Your objective: Write out every line of the material as it stands, apart from the pictures.

Material:
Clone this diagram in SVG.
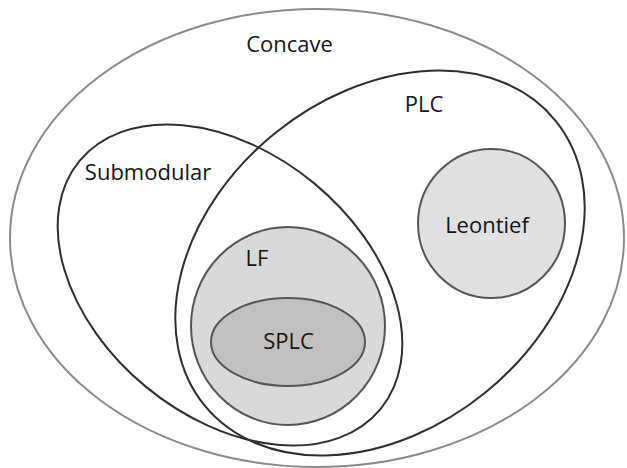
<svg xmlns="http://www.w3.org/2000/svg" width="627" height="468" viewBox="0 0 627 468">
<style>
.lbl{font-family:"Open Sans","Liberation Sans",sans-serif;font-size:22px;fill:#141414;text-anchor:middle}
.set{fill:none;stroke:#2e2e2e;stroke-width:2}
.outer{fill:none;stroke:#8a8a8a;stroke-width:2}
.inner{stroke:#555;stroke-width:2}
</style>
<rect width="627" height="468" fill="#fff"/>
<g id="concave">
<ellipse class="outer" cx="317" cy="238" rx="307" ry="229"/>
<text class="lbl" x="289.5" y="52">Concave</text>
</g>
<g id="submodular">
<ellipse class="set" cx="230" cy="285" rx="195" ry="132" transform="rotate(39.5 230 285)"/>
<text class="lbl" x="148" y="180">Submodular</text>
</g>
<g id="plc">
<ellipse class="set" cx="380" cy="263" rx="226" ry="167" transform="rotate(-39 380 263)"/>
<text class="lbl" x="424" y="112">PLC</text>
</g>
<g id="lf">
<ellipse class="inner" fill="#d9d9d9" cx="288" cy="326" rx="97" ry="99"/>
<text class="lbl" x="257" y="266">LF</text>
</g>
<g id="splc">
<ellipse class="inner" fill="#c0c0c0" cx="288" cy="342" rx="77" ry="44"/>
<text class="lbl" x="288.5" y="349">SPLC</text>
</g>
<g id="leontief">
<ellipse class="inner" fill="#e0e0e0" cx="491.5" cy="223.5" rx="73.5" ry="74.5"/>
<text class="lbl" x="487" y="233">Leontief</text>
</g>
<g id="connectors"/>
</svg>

Response below:
Clone this diagram in SVG.
<svg xmlns="http://www.w3.org/2000/svg" width="627" height="468" viewBox="0 0 627 468">
<style>
.lbl{font-family:"Open Sans","Liberation Sans",sans-serif;font-size:22px;fill:#141414;text-anchor:middle}
.set{fill:none;stroke:#2e2e2e;stroke-width:2}
.outer{fill:none;stroke:#8a8a8a;stroke-width:2}
.inner{stroke:#555;stroke-width:2}
</style>
<rect width="627" height="468" fill="#fff"/>
<g id="concave">
<ellipse class="outer" cx="317" cy="238" rx="307" ry="229"/>
<text class="lbl" x="289.5" y="52">Concave</text>
</g>
<g id="submodular">
<ellipse class="set" cx="230" cy="285" rx="195" ry="132" transform="rotate(39.5 230 285)"/>
<text class="lbl" x="148" y="180">Submodular</text>
</g>
<g id="plc">
<ellipse class="set" cx="380" cy="263" rx="226" ry="167" transform="rotate(-39 380 263)"/>
<text class="lbl" x="424" y="112">PLC</text>
</g>
<g id="lf">
<ellipse class="inner" fill="#d9d9d9" cx="288" cy="326" rx="97" ry="99"/>
<text class="lbl" x="257" y="266">LF</text>
</g>
<g id="splc">
<ellipse class="inner" fill="#c0c0c0" cx="288" cy="342" rx="77" ry="44"/>
<text class="lbl" x="288.5" y="349">SPLC</text>
</g>
<g id="leontief">
<ellipse class="inner" fill="#e0e0e0" cx="491.5" cy="223.5" rx="73.5" ry="74.5"/>
<text class="lbl" x="487" y="233">Leontief</text>
</g>
<g id="connectors"/>
</svg>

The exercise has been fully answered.